À ce stade, l’État devrait plutôt chercher à reprendre la main qu’il est en train de perdre inexorablement par son obsession du dialogue avec les jihadistes. Pour cela, il faudrait traiter en profondeur le cas des milices armées. Parce que les lois de la République s’appliquent indistinctement à tous les sujets de droit. Et aussi, parce que ça continue d’aller en vrille avec des populations qui interdisent tout simplement l’accès de leur localité à la MINUSMA pour insuffisance de résultat. Selon les informations qui nous sont parvenues, hier, elle a été empêchée d’entrer dans la ville de Bandiagara par les populations. Et ce n’est pas la première obstruction à l’exercice de sa mission dans cette partie du territoire très éprouvée par les attaques jihadistes.

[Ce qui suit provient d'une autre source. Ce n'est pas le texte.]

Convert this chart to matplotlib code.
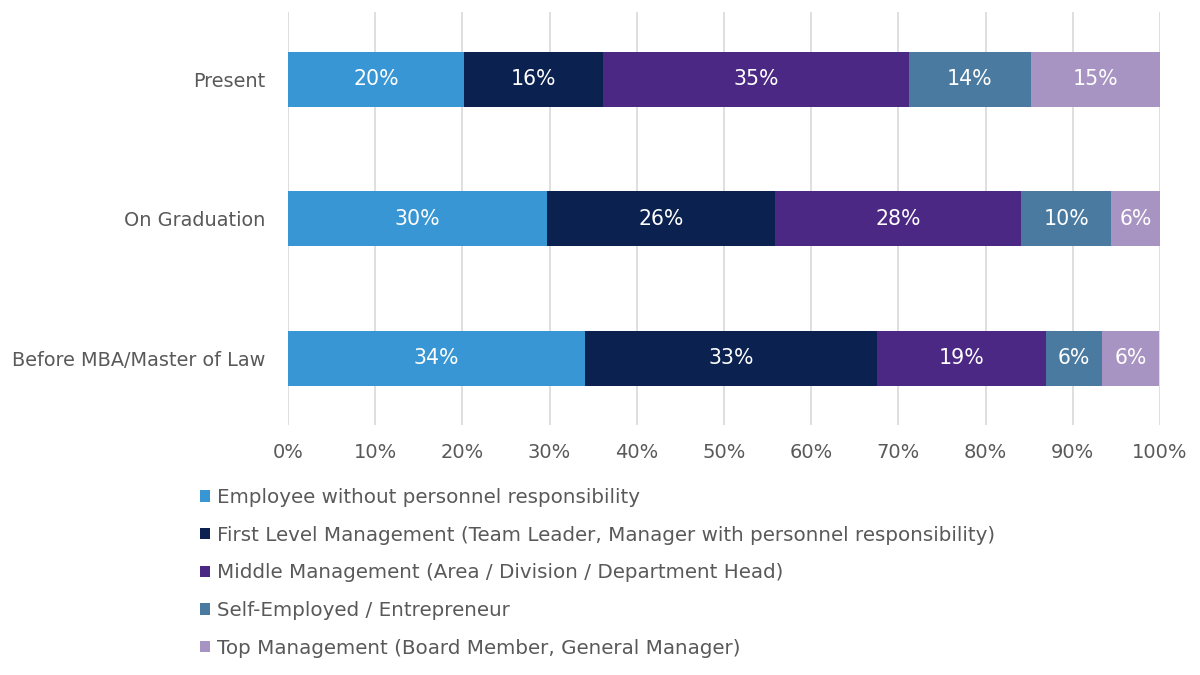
import matplotlib
matplotlib.use("Agg")
import matplotlib.pyplot as plt
from matplotlib.patches import Patch

plt.rcParams['font.family'] = ['DejaVu Sans']

categories = ["Before MBA/Master of Law", "On Graduation", "Present"]
series_names = [
    "Employee without personnel responsibility",
    "First Level Management (Team Leader, Manager with personnel responsibility)",
    "Middle Management (Area / Division / Department Head)",
    "Self-Employed / Entrepreneur",
    "Top Management (Board Member, General Manager)",
]
# values per series, ordered as categories (Before, On Graduation, Present)
employee = [34.1, 29.7, 20.2]
first_level = [33.4, 26.1, 15.9]
middle = [19.4, 28.3, 35.1]
self_employed = [6.4, 10.3, 14.0]
top = [6.6, 5.6, 14.8]
bar_labels = [
    ["34%", "30%", "20%"],
    ["33%", "26%", "16%"],
    ["19%", "28%", "35%"],
    ["6%", "10%", "14%"],
    ["6%", "6%", "15%"],
]
colors = ["#3796d3", "#0b2150", "#4b2883", "#4a7aa0", "#a894c2"]
xticks = [0, 10, 20, 30, 40, 50, 60, 70, 80, 90, 100]

series = [employee, first_level, middle, self_employed, top]
text_color = "#595959"

fig = plt.figure(figsize=(12, 6.75), dpi=100)
ax = fig.add_axes([0.24, 0.3704, 0.7267, 0.6118])

ypos = list(range(len(categories)))
left = [0.0] * len(categories)
for vals, col, labs in zip(series, colors, bar_labels):
    bars = ax.barh(ypos, vals, left=left, height=0.394, color=col, zorder=3)
    ax.bar_label(bars, labels=labs, label_type='center', color='white', fontsize=14.8)
    left = [l + v for l, v in zip(left, vals)]

ax.set_xlim(0, 100)
ax.set_ylim(-0.478, 2.484)
ax.set_xticks(xticks)
ax.set_xticklabels([f"{t}%" for t in xticks])
ax.set_yticks(ypos)
ax.set_yticklabels(categories)
ax.tick_params(axis='x', length=0, pad=13, labelsize=14, labelcolor=text_color)
ax.tick_params(axis='y', length=0, pad=16, labelsize=13.9, labelcolor=text_color)
ax.grid(axis='x', color='#d9d9d9', linewidth=1.2, zorder=0)
for s in ax.spines.values():
    s.set_visible(False)

handles = [Patch(facecolor=c, edgecolor='none') for c in colors]
leg = fig.legend(handles, series_names, loc='upper left', bbox_to_anchor=(0.1667, 0.277),
                 frameon=False, fontsize=14.3, handlelength=0.5, handleheight=0.5,
                 handletextpad=0.35, labelspacing=0.94, borderaxespad=0, borderpad=0)
for t in leg.get_texts():
    t.set_color(text_color)

fig.savefig("out.png", dpi=100)
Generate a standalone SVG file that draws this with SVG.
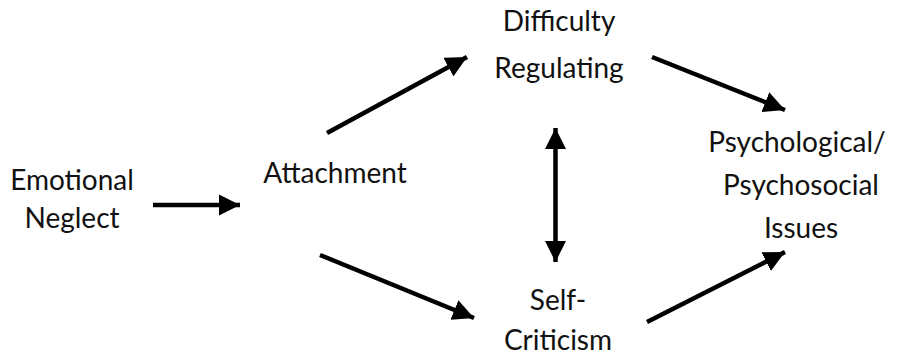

En somme, l’équation simplifiée se présente ainsi : les populations ont besoin de sécurité. C’est à l’État de la leur donner. À défaut, leur instinct de survie leur commande de se la donner. Et c’est là où l’État doit trancher : soit il comble le vide sécuritaire, soit il sera comblé par des milices qu’il faudrait désormais traiter sur une base égalitaire puisqu’elles mènent le même combat contre les terroristes.